Roma Termini, ore 7:49, sul ciglio del binario 3
Stringo forte tra le dite il mio cartoccio con un doppio cappuccino di soia nella mano sinistra. Con la destra trascino il trolley verde acido acquistato per sbaglio durante una trasferta a Milano.
Intorno a me tutto è quasi monocromatico. Distratta e assonnata, mi faccio rubare quel poco di attenzione mattutina post serata da cose tendenti al verde, mettendo a dura prova il mio vero risveglio cerebrale: il mio trolley, quello di una ragazza frettolosa a qualche metro avanti a me, una borraccia di un finto sportivo, le cerniere di uno zainetto penzolante dalle braccia di un premuroso papà, un cappottino indossato da una signora tendente ai 50 e, alzando lo sguardo con molta calma, la “modesta” insegna lampeggiante di una farmacia che, oltre alla scritta frenetica, tutto sulla destra, posiziona un mega led a croce greca in caso passasse inosservata. Stessa croce che, parallelamente, sento gravare sulla mia testa.
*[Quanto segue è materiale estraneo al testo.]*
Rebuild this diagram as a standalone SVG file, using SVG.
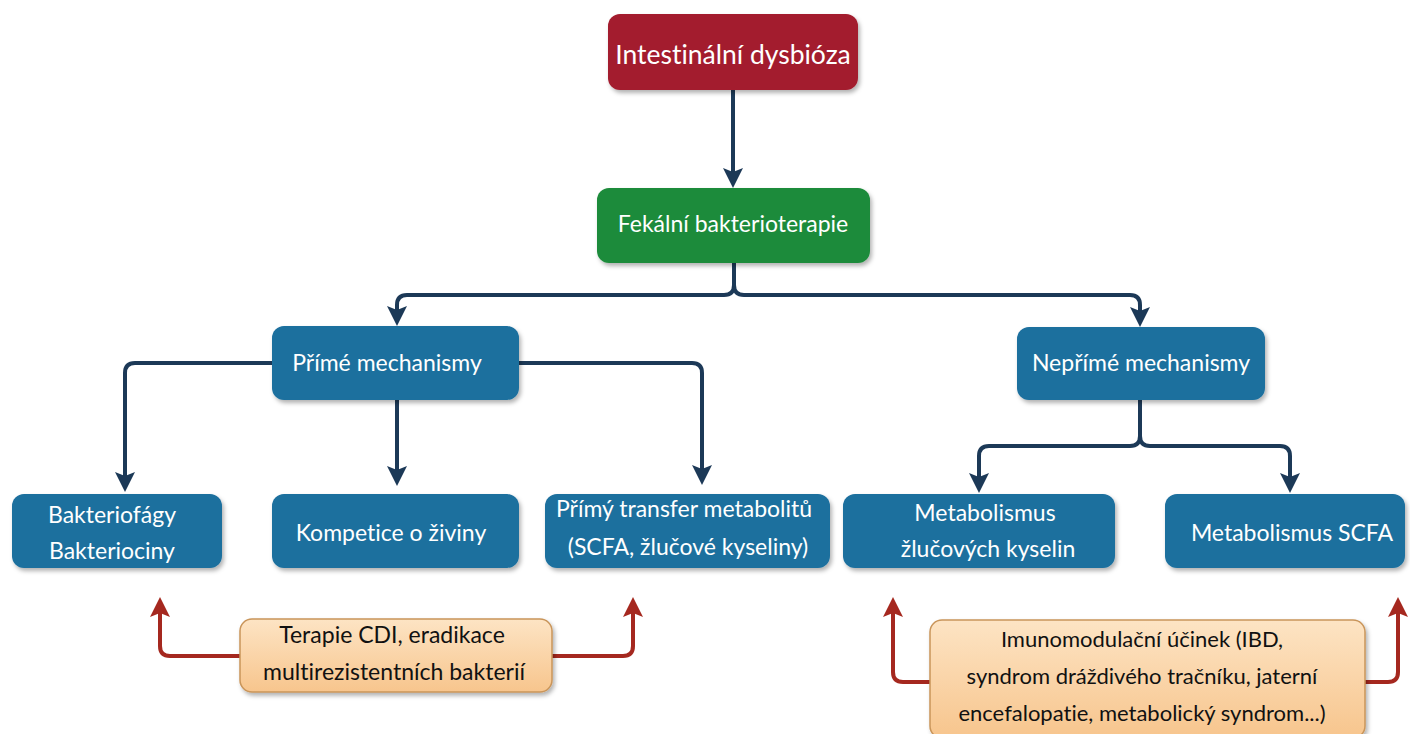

Il treno 8303 è lì pronto per partire, carrozza 6, posto 14C. Occupato. Iniziamo bene.
Sorrido, stringo i denti ed alzo il sopracciglio, un altro posto lato corridoio è libero. Va bene, mi seggo, non me la sento di rompere l’idillio che lega i due vecchietti seduti vicino, core a core.
Apro il tavolino, mi libero le mani e svuoto le tasche, butto tutto giù: due libri, una bottiglietta d’acqua, la pochette, il cappuccino e il sacchetto “Panella” profumante di girella appena sfornata.
Prendo coraggio e do il primo sorso. Avete mai bevuto impavidi un cappuccino doppio consapevoli di posarlo sull’ultima birra risalente a 4 ore prima?! Io si, stamattina. C’ho messo circa 20 minuti a diventare impavida e a mandare giù un sorso. E il terrore di farlo mi ha perseguitato da prima che lo ordinassi, da prima che arrivassi in stazione, da dentro il vagone della metro, dall’uscita di casa praticamente. Già, alla prima rampa di scale di via B Borghesi, ancora in piena fase rem, ho sceso i gradini con pochissime consapevolezze:
sarebbe stato tremendo bere un cappuccino così presto, con lo stomaco in subbuglio; non ho più vent’anni e “a na certa” mi devo regolare; il treno alle 8:05 è una mezza follia; forse è meglio un piatto di sagne piuttosto che uno di ciateddrha*, almeno metto sostanza dopo il concerto di Carotone; non voglio vedere, ma soprattutto sentire, bambini intorno al mio tavolino in carrozza 6 a prima mattina.
L’unico bambino che desidero vedere si chiama Francesco, è tanto dolce, mi viene a prendere in stazione e ieri, per la prima volta da quando è al mondo, mi ha chiamato amore mio.